Anonyme asks : Une semaine, avec un pal dans le cul ! Mais comment t’as fait pour le garder en vie tout ce temps ?
— Je lui ai injecté de l’héroïne et boire un bouillon au poulet, au gingembre et aux plantes médicinales. Là d’où je viens, c’est ce qu’on donne aux malades. Surtout, j’ai bien fait attention à ne pas crever les organes internes, et à faire passer le pal le long de la colonne vertébrale avant de le faire ressortir. Si tu touches les organes, c’est foutu.
Anonyme asks : Merde alors... mais tu as bien dû crever le rectum ?
— Non, j’ai fait une incision juste sous l’anus, c’est là que j’ai fait passer le pal.
Anonyme asks : Cela demande d’énormes connaissances en anatomie !

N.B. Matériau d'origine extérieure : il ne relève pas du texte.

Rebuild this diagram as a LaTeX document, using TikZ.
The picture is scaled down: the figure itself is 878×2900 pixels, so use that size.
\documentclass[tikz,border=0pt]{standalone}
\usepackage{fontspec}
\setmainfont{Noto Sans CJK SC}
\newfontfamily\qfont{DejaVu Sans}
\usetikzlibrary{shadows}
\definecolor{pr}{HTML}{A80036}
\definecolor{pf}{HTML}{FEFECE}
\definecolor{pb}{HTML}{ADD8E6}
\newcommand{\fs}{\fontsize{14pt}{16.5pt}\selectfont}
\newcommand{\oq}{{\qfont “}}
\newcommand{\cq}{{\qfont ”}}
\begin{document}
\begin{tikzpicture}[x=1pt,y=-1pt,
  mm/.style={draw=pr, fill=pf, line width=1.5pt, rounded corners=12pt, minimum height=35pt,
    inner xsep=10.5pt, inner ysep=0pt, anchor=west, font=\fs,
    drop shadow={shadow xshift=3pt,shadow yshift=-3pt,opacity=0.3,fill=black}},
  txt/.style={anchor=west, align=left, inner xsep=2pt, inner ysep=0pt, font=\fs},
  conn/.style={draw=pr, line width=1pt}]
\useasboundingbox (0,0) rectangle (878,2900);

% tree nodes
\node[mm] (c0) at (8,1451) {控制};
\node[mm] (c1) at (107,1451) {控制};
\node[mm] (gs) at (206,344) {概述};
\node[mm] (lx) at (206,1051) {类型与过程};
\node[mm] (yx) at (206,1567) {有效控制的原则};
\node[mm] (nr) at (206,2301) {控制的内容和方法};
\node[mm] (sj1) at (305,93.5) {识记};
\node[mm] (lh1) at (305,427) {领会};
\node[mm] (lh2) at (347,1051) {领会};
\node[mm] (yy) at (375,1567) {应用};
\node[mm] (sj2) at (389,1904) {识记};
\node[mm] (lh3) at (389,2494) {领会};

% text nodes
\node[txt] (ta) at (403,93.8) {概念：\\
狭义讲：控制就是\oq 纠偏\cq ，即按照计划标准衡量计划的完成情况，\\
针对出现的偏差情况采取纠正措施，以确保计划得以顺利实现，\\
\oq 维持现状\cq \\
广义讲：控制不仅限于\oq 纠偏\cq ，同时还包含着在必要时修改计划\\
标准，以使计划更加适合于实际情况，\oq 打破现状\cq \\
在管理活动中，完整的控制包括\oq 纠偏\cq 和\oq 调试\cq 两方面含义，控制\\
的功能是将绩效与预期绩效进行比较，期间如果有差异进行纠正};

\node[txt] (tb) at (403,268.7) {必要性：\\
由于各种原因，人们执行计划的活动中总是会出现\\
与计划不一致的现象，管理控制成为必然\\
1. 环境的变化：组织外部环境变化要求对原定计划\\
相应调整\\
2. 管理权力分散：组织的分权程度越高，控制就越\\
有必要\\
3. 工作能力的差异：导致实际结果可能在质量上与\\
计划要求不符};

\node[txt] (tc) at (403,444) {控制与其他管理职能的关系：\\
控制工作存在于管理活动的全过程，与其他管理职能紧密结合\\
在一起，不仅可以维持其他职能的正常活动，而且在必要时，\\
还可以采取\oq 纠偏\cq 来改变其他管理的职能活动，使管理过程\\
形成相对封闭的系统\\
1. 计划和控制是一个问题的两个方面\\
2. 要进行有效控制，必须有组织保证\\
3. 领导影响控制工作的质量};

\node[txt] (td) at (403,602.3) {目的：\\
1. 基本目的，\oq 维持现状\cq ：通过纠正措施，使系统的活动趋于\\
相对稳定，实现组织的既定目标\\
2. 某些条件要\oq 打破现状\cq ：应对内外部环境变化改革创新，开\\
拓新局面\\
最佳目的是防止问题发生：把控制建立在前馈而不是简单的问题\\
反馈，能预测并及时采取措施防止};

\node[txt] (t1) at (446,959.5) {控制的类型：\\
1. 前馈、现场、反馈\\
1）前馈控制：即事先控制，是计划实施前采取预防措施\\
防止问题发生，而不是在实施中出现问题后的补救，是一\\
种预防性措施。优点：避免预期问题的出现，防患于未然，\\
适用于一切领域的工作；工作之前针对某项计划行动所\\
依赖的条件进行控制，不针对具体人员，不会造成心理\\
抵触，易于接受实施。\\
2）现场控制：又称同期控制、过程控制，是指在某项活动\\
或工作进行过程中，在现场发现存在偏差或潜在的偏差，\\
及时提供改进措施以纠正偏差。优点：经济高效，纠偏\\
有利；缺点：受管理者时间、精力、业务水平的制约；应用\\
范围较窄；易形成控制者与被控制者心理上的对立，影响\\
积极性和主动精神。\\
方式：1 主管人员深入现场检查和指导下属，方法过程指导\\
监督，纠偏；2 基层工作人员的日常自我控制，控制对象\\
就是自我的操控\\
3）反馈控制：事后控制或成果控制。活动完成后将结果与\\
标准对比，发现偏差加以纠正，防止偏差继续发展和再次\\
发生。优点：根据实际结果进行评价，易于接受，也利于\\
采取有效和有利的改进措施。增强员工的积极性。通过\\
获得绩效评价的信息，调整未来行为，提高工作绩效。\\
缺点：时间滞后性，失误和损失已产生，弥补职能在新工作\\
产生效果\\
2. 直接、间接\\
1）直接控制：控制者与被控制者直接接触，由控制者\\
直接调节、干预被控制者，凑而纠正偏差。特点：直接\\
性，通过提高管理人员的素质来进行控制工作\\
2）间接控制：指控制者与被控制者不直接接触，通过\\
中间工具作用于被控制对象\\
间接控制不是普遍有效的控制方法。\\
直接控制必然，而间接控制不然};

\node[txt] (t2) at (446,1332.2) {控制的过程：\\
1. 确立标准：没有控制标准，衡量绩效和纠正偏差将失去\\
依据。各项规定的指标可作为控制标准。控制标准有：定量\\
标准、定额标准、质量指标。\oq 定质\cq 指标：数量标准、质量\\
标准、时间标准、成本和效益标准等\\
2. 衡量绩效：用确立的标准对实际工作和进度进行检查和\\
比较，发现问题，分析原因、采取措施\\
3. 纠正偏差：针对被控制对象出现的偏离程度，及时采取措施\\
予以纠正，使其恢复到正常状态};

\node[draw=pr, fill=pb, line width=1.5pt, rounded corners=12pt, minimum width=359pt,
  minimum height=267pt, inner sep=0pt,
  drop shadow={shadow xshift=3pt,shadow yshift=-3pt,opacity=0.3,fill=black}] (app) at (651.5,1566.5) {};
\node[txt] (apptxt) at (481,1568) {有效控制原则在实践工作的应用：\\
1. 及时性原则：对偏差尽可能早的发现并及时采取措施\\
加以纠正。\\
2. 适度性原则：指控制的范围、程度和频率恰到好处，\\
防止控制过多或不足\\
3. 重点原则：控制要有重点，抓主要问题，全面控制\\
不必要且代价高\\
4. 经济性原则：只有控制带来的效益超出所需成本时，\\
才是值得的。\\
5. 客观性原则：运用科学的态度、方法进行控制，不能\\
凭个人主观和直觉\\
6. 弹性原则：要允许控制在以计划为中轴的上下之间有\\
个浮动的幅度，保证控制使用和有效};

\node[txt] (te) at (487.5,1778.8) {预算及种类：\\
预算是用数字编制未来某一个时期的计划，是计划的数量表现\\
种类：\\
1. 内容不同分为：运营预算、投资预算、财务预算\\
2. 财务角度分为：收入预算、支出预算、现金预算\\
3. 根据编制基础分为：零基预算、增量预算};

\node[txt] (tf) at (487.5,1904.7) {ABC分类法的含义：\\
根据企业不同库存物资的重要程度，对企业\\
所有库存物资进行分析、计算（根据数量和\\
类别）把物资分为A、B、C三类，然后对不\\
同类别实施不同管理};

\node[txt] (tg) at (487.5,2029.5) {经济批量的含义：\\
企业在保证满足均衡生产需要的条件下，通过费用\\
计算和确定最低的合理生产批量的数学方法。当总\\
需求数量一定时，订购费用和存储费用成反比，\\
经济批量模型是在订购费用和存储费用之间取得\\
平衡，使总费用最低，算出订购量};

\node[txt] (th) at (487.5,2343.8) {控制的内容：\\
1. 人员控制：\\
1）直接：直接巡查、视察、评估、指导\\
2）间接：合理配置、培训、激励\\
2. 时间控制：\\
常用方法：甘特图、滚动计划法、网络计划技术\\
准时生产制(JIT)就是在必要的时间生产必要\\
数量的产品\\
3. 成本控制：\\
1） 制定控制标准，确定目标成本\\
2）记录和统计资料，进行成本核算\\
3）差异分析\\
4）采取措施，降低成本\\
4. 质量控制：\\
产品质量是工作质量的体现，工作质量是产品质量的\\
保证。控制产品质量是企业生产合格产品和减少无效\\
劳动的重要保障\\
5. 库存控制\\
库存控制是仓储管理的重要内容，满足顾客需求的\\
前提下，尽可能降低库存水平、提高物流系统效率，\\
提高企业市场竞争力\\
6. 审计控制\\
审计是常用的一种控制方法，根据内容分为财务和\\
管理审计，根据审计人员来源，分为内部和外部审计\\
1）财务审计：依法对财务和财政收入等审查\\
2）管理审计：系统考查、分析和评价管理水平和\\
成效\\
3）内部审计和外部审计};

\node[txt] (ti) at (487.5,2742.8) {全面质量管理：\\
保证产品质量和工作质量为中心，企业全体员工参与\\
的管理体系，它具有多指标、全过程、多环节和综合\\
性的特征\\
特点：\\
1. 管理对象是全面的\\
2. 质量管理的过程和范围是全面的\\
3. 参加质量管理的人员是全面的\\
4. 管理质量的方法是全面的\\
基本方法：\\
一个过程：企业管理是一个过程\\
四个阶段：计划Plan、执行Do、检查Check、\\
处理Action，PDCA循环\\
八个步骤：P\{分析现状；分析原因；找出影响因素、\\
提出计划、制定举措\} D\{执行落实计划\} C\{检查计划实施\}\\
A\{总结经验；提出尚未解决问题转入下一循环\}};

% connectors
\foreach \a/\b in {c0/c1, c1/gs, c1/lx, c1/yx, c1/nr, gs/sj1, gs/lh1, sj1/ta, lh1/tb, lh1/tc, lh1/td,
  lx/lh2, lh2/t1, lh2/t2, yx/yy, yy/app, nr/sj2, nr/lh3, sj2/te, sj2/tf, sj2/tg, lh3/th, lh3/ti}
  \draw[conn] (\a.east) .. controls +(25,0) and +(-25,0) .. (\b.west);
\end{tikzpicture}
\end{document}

— C’est le cas. Mais cela fait partie des attributions d’un bon 426.
426... son numéro.
Je discutais encore avec lui de l’anatomie humaine et des techniques médicinales chinoises. L’immersion était totale. Le mec était vraiment doué. J’oubliais complètement l’heure, et au moment où je me réveillais, je m’aperçus qu’il était déjà onze heures et demie. Autour de moi, tous les bureaux s’étaient vidés : il n’y avait qu’un étudiant qui dormait sur sa table, à quelques rangées de la mienne. Si je ne me dépêchais pas, j’allais rater le dernier train. Depuis la catastrophe, il y en avait nettement moins.
Anonyme asks : Je vais devoir te laisser. Merci pour cette conversation, c’était très instructif !
— Je t’en prie. Tout le plaisir était pour moi.
Sur cet échange d’amabilités, je le laissais, puis éteignis mon ordinateur, que je glissais dans mon sac. Le temps de ranger mon espace, et même le dernier étudiant était parti. J’étais seul. J’éteignis la lumière, croisant le reflet d’un jeune homme sur la grande vitre au bout de la rangée de bureaux. Pendant un court instant, je crus y voir des cheveux décolorés et ébouriffés, un masque noir et un regard de chien de combat. Puis l’illusion se dissipa. Dans la salle vide, il n’y avait que moi.